British High Commissioner, Nic Hailey has said the UK will have commit $30m towards the development of local content, technical advice towards developing legislation and regulation, research, and engagement with the industry and civil society. He says this funding will also help the region get the necessary investment and develop the necessary skills and knowledge which will help to drive the sector’s growth.
Speaking during the 4th East Africa oil and gas summit the high commissioner noted that British companies continue to play a big role in the region with Tullow Oil behind the biggest oil discoveries in Uganda and Kenya while BG Group and Ophir Energy are leaders in offshore gas exploration in Tanzania and Mozambique.
“These companies are committed to adding value into the East African economy, building local expertise and creating jobs,” Hailey told the conference delegates.

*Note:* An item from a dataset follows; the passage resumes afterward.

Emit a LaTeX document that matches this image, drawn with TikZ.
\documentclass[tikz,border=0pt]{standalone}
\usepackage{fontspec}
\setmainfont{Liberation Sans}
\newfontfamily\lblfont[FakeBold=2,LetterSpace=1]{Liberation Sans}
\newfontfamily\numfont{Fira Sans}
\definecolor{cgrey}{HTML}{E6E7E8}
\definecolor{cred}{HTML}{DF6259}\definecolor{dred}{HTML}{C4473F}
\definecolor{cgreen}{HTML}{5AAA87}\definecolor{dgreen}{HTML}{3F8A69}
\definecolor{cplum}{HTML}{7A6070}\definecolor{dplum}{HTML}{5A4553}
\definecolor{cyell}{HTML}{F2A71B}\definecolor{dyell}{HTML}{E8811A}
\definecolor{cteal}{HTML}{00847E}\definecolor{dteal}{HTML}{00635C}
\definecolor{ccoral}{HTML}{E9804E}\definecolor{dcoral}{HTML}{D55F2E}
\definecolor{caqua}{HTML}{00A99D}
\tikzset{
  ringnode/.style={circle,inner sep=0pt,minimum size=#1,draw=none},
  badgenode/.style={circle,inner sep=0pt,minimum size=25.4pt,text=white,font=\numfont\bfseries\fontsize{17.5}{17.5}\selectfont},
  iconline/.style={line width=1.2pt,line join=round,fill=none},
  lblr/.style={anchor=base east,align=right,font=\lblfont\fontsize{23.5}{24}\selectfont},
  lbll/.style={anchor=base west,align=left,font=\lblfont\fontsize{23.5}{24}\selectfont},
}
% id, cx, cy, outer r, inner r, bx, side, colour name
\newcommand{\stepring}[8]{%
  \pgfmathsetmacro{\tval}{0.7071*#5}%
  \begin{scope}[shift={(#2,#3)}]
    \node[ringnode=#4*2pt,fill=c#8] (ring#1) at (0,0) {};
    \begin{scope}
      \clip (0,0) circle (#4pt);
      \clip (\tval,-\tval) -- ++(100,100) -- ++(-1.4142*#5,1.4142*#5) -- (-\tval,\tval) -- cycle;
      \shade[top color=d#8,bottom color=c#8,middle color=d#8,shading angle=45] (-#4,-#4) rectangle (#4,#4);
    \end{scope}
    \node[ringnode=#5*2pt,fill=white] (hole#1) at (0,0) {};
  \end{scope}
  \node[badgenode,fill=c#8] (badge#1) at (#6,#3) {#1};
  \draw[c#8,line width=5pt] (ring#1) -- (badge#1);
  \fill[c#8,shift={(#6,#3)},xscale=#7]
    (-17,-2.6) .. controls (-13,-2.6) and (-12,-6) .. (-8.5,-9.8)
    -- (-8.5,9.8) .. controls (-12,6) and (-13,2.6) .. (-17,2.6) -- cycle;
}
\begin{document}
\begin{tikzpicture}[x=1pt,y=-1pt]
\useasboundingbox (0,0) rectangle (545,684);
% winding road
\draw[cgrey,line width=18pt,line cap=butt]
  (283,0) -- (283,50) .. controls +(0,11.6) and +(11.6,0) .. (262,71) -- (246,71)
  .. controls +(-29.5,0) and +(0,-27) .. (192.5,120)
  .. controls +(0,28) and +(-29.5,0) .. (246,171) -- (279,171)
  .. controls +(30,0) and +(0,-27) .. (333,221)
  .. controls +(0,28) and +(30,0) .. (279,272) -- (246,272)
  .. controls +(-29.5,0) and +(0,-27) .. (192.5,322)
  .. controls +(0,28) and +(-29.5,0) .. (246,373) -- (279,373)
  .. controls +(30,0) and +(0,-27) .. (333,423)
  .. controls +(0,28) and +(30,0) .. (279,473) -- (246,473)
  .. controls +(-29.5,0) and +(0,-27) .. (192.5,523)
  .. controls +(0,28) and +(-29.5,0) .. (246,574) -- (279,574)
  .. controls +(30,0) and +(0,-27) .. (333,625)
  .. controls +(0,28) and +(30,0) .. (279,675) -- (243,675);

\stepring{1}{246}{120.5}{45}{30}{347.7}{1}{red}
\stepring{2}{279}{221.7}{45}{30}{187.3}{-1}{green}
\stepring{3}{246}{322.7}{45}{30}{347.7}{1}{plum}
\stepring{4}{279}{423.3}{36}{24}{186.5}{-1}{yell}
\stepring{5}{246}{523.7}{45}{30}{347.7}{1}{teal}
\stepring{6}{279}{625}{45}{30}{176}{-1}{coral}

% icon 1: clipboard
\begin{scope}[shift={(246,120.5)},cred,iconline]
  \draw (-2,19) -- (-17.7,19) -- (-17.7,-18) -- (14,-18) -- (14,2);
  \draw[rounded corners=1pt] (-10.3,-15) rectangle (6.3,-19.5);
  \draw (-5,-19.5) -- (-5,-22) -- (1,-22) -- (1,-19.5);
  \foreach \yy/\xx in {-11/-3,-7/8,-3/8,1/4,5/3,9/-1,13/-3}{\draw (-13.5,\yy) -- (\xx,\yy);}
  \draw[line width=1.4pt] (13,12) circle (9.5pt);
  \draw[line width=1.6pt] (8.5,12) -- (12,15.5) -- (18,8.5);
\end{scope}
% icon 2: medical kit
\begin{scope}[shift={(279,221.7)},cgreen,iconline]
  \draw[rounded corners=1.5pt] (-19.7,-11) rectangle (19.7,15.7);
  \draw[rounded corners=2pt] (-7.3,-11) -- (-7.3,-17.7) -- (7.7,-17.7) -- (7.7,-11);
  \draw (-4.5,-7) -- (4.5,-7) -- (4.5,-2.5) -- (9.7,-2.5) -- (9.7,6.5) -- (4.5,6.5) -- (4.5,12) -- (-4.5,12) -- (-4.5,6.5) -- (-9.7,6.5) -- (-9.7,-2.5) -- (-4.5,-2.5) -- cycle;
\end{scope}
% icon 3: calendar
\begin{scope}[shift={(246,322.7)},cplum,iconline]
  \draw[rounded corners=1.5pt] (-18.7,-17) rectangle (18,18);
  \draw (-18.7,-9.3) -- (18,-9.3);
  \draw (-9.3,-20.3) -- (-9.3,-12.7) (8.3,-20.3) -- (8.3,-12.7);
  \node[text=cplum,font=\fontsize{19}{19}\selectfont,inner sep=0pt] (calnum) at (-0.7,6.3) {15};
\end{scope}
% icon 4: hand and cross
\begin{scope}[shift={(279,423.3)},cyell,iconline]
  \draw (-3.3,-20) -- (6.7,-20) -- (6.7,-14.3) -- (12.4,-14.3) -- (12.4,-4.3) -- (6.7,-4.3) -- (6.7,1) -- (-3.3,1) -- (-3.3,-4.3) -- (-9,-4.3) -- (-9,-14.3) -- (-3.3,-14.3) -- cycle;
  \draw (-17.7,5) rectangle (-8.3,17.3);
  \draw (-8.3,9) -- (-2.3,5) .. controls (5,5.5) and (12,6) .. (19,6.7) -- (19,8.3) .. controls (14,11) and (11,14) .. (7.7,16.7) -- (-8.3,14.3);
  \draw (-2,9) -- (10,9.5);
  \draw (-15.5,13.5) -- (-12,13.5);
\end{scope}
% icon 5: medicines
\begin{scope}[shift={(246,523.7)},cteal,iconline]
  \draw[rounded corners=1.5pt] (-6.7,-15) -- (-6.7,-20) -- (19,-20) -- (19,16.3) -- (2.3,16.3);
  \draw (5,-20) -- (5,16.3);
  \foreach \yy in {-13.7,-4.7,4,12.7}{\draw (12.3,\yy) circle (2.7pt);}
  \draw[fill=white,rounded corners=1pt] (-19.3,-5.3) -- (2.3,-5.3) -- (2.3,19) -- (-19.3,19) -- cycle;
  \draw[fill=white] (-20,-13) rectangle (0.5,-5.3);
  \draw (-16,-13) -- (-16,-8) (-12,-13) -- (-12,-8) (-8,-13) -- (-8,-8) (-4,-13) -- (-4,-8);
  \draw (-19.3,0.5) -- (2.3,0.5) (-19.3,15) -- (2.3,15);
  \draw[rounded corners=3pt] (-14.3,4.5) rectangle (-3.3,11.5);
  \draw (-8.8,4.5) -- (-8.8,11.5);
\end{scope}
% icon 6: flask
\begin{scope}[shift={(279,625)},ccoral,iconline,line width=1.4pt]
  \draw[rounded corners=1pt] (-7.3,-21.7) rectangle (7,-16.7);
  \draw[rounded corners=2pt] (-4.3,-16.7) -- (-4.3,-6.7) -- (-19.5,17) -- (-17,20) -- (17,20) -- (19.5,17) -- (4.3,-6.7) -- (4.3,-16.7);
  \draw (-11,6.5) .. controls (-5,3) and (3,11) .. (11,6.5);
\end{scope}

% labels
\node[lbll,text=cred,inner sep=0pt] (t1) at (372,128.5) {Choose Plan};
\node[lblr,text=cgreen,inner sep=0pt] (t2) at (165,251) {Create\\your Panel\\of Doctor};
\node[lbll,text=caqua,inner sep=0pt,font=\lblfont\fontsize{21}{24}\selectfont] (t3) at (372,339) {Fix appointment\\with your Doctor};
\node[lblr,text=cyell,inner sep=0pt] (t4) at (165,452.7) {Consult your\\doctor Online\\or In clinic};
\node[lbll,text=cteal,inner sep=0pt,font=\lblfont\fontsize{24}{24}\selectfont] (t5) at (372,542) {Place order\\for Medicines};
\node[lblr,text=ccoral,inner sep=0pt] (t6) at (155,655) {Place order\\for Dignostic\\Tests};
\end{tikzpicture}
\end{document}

Hailey says education and developing local content are also emerging as key areas for partnership and to this end the University of Aberdeen last year teamed up with the University of Dar es Salaam on a $2m grant to help develop Tanzania’s oil and gas sector by developing local human resource capabilities. The 2 universities are working together to develop a curriculum across a range of energy-related disciplines including engineering, geosciences, social science, business and law.
UK companies are investing in education through scholarship programmes such as the Tullow Group Scholarship Scheme which has helped bridge the skills gaps in the oil and gas sector within the countries in which Tullow operates. 76 Kenyans have been awarded scholarships to UK universities and received postgraduate qualifications in the energy sector. BG Group runs a similar programme in Tanzania, with 34 scholarships having been awarded since 2012. The beneficiaries have all since returned to Tanzania, and have been recruited by locally-based oil and gas companies.
On a government level, the UK – with support from Germany – has designed the Skills for Oil and Gas Africa programme to maximise local employment in the regional oil and gas sector. The programme focuses on Kenya, Uganda, Tanzania and Mozambique, working closely with the private sector and government to equip local populations with the skills needed to seize job opportunities in the sector. The 5-year project is expected to help around 32,000 local people find sustainable jobs, with a contribution of £25m from UK Aid.
“With the new discoveries of oil and gas across the region, we must get the business environment right for the exploitation of extractives in a sustainable and equitable way. We need to encourage investment whilst ensuring local populations benefit from revenues,” Hailey adds.
Hailey noted that it was important to solve the critical issues that remain around how revenues are shared between local communities, at county and national level adding it was important to balance the benefits to countries as a whole and to ensure that the security and enabling environment in the oil producing areas is right.
On infrastructure he says the UK government has started supporting the integrated planning for the LAPSSET Corridor where substantial infrastructure investment is required in roads, railways, ports, power lines which will enhance national and local revenues.
The UK has over 50 years of experience in North Sea Oil and Gas which has given it a global competence in all aspects of exploration and production and the Oil and Gas industry supports over 375,000 jobs in the UK. The top 2 UK firms listed by market capitalization are in the extractives industry (Royal Dutch Shell and BP), and there is a wealth of UK companies leading the way in designing, financing and implementing oil and gas construction projects across the world.